According to a communiqué issued to stakeholders by the Canadian Council of Motor Transport Administrators, all federally regulated carriers and drivers will be required to comply with the new regulations as of the first day of January, but that presents some enforcement challenges.

In jurisdictions that haven’t yet adopted the new rule, the statutes won’t exist to lay charges under the new rules.

In cases of severe violations, enforcement action consisting of warnings up to and including out-of-service declarations will be taken at roadside and during facility audits to ensure road safety, CCMTA indicated.

But in the other seven provinces where the start of the new rule is delayed until March or April (see list of implementation dates at bottom of the page), actual enforcement might not begin until July 1.

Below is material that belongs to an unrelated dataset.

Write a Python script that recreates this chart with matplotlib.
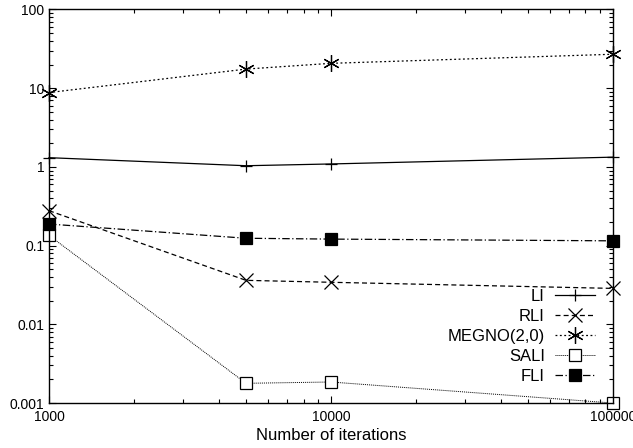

There will be a period of soft or educational enforcement lasting until June 30 where carriers and drivers stopped at roadside will be provided with feedback and the required information to help understand and comply with the new regulations.

Various jurisdictions will gain enforcement power as they implement the rules, but probably can only enforce the old rules — or write warnings under the new rules, a source tells Today’s Trucking.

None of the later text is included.